### Material provided:

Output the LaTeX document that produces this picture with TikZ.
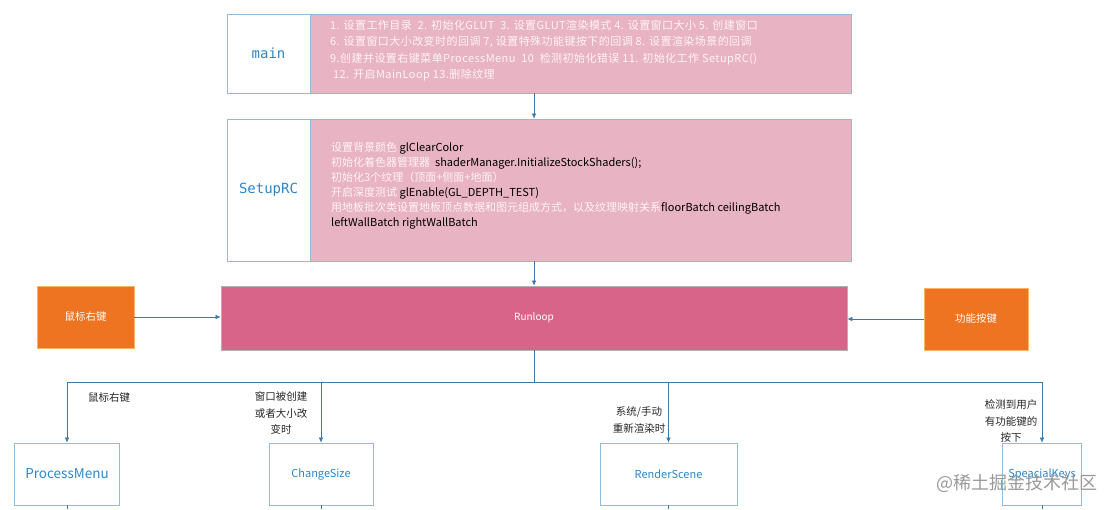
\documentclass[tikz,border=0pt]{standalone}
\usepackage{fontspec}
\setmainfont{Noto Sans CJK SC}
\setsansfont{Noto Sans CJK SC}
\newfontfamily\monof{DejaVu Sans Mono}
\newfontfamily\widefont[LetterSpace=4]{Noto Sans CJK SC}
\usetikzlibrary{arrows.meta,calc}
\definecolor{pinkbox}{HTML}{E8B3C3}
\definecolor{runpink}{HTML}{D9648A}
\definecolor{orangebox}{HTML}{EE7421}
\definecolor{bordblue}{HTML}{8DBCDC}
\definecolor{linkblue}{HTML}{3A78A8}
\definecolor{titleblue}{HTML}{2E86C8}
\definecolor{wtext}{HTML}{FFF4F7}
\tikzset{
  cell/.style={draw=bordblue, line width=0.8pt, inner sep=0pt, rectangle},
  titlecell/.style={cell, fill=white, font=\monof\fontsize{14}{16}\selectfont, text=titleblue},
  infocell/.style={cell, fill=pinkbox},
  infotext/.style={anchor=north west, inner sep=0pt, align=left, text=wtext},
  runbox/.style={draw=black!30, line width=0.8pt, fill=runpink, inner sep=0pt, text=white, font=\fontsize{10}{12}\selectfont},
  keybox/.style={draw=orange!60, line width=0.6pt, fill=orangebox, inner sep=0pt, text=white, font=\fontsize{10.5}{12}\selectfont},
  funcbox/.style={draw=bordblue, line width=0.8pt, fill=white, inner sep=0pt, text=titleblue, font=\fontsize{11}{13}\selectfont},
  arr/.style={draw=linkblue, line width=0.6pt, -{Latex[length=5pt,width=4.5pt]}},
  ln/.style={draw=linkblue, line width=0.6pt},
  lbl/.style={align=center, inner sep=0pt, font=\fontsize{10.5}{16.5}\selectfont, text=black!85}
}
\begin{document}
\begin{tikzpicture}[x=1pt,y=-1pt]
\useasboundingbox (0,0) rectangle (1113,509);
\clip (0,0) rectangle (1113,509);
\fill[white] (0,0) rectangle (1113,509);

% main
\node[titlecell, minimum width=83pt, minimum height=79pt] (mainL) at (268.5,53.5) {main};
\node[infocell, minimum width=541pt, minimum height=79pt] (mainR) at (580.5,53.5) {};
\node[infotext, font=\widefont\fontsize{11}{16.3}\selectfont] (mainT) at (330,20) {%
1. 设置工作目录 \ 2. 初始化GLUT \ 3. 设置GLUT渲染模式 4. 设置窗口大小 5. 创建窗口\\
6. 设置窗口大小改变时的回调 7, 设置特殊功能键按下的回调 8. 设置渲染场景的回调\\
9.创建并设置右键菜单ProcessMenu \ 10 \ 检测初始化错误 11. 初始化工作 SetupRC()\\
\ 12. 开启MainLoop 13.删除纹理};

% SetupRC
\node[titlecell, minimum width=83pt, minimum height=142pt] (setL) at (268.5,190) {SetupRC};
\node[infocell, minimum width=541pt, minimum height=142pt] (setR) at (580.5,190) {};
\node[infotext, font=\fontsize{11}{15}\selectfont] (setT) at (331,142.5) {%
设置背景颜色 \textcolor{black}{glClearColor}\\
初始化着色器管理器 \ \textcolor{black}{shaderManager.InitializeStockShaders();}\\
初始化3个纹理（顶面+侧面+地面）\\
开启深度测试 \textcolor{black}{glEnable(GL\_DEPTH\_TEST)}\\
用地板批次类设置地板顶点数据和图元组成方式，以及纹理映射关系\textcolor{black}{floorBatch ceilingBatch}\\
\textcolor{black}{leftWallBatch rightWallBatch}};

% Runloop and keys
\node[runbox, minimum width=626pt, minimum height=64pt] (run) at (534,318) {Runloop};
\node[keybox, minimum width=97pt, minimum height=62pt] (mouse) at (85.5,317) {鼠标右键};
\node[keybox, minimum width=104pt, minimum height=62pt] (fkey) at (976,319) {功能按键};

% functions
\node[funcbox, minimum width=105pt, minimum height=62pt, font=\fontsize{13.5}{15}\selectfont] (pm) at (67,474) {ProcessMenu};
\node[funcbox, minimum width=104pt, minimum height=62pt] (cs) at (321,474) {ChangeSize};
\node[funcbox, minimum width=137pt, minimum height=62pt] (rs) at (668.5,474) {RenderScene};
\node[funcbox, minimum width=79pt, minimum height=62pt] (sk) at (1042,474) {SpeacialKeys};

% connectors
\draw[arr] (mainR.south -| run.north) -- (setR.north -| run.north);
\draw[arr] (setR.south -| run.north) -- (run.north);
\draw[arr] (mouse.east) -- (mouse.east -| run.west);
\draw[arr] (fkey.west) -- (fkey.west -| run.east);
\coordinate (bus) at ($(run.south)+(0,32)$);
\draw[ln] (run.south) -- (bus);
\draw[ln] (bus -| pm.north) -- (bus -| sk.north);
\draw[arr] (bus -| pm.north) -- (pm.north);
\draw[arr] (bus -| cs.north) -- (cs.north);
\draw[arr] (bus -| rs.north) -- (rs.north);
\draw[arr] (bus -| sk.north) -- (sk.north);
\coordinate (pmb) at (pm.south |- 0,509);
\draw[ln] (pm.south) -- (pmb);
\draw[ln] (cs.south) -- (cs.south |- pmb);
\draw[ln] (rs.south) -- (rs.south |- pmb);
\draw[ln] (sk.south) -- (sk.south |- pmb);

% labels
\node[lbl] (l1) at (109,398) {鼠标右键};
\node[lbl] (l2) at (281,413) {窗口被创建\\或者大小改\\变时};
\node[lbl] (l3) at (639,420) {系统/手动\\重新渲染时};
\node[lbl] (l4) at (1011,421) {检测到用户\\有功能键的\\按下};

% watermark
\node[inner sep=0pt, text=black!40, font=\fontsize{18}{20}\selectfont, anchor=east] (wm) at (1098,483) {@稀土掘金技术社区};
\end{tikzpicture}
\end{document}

### What is expected:
Leaving out the pictures, repeat the data above exactly.

### Answer to the exercise:
Output the LaTeX document that produces this picture with TikZ.
\documentclass[tikz,border=0pt]{standalone}
\usepackage{fontspec}
\setmainfont{Noto Sans CJK SC}
\setsansfont{Noto Sans CJK SC}
\newfontfamily\monof{DejaVu Sans Mono}
\newfontfamily\widefont[LetterSpace=4]{Noto Sans CJK SC}
\usetikzlibrary{arrows.meta,calc}
\definecolor{pinkbox}{HTML}{E8B3C3}
\definecolor{runpink}{HTML}{D9648A}
\definecolor{orangebox}{HTML}{EE7421}
\definecolor{bordblue}{HTML}{8DBCDC}
\definecolor{linkblue}{HTML}{3A78A8}
\definecolor{titleblue}{HTML}{2E86C8}
\definecolor{wtext}{HTML}{FFF4F7}
\tikzset{
  cell/.style={draw=bordblue, line width=0.8pt, inner sep=0pt, rectangle},
  titlecell/.style={cell, fill=white, font=\monof\fontsize{14}{16}\selectfont, text=titleblue},
  infocell/.style={cell, fill=pinkbox},
  infotext/.style={anchor=north west, inner sep=0pt, align=left, text=wtext},
  runbox/.style={draw=black!30, line width=0.8pt, fill=runpink, inner sep=0pt, text=white, font=\fontsize{10}{12}\selectfont},
  keybox/.style={draw=orange!60, line width=0.6pt, fill=orangebox, inner sep=0pt, text=white, font=\fontsize{10.5}{12}\selectfont},
  funcbox/.style={draw=bordblue, line width=0.8pt, fill=white, inner sep=0pt, text=titleblue, font=\fontsize{11}{13}\selectfont},
  arr/.style={draw=linkblue, line width=0.6pt, -{Latex[length=5pt,width=4.5pt]}},
  ln/.style={draw=linkblue, line width=0.6pt},
  lbl/.style={align=center, inner sep=0pt, font=\fontsize{10.5}{16.5}\selectfont, text=black!85}
}
\begin{document}
\begin{tikzpicture}[x=1pt,y=-1pt]
\useasboundingbox (0,0) rectangle (1113,509);
\clip (0,0) rectangle (1113,509);
\fill[white] (0,0) rectangle (1113,509);

% main
\node[titlecell, minimum width=83pt, minimum height=79pt] (mainL) at (268.5,53.5) {main};
\node[infocell, minimum width=541pt, minimum height=79pt] (mainR) at (580.5,53.5) {};
\node[infotext, font=\widefont\fontsize{11}{16.3}\selectfont] (mainT) at (330,20) {%
1. 设置工作目录 \ 2. 初始化GLUT \ 3. 设置GLUT渲染模式 4. 设置窗口大小 5. 创建窗口\\
6. 设置窗口大小改变时的回调 7, 设置特殊功能键按下的回调 8. 设置渲染场景的回调\\
9.创建并设置右键菜单ProcessMenu \ 10 \ 检测初始化错误 11. 初始化工作 SetupRC()\\
\ 12. 开启MainLoop 13.删除纹理};

% SetupRC
\node[titlecell, minimum width=83pt, minimum height=142pt] (setL) at (268.5,190) {SetupRC};
\node[infocell, minimum width=541pt, minimum height=142pt] (setR) at (580.5,190) {};
\node[infotext, font=\fontsize{11}{15}\selectfont] (setT) at (331,142.5) {%
设置背景颜色 \textcolor{black}{glClearColor}\\
初始化着色器管理器 \ \textcolor{black}{shaderManager.InitializeStockShaders();}\\
初始化3个纹理（顶面+侧面+地面）\\
开启深度测试 \textcolor{black}{glEnable(GL\_DEPTH\_TEST)}\\
用地板批次类设置地板顶点数据和图元组成方式，以及纹理映射关系\textcolor{black}{floorBatch ceilingBatch}\\
\textcolor{black}{leftWallBatch rightWallBatch}};

% Runloop and keys
\node[runbox, minimum width=626pt, minimum height=64pt] (run) at (534,318) {Runloop};
\node[keybox, minimum width=97pt, minimum height=62pt] (mouse) at (85.5,317) {鼠标右键};
\node[keybox, minimum width=104pt, minimum height=62pt] (fkey) at (976,319) {功能按键};

% functions
\node[funcbox, minimum width=105pt, minimum height=62pt, font=\fontsize{13.5}{15}\selectfont] (pm) at (67,474) {ProcessMenu};
\node[funcbox, minimum width=104pt, minimum height=62pt] (cs) at (321,474) {ChangeSize};
\node[funcbox, minimum width=137pt, minimum height=62pt] (rs) at (668.5,474) {RenderScene};
\node[funcbox, minimum width=79pt, minimum height=62pt] (sk) at (1042,474) {SpeacialKeys};

% connectors
\draw[arr] (mainR.south -| run.north) -- (setR.north -| run.north);
\draw[arr] (setR.south -| run.north) -- (run.north);
\draw[arr] (mouse.east) -- (mouse.east -| run.west);
\draw[arr] (fkey.west) -- (fkey.west -| run.east);
\coordinate (bus) at ($(run.south)+(0,32)$);
\draw[ln] (run.south) -- (bus);
\draw[ln] (bus -| pm.north) -- (bus -| sk.north);
\draw[arr] (bus -| pm.north) -- (pm.north);
\draw[arr] (bus -| cs.north) -- (cs.north);
\draw[arr] (bus -| rs.north) -- (rs.north);
\draw[arr] (bus -| sk.north) -- (sk.north);
\coordinate (pmb) at (pm.south |- 0,509);
\draw[ln] (pm.south) -- (pmb);
\draw[ln] (cs.south) -- (cs.south |- pmb);
\draw[ln] (rs.south) -- (rs.south |- pmb);
\draw[ln] (sk.south) -- (sk.south |- pmb);

% labels
\node[lbl] (l1) at (109,398) {鼠标右键};
\node[lbl] (l2) at (281,413) {窗口被创建\\或者大小改\\变时};
\node[lbl] (l3) at (639,420) {系统/手动\\重新渲染时};
\node[lbl] (l4) at (1011,421) {检测到用户\\有功能键的\\按下};

% watermark
\node[inner sep=0pt, text=black!40, font=\fontsize{18}{20}\selectfont, anchor=east] (wm) at (1098,483) {@稀土掘金技术社区};
\end{tikzpicture}
\end{document}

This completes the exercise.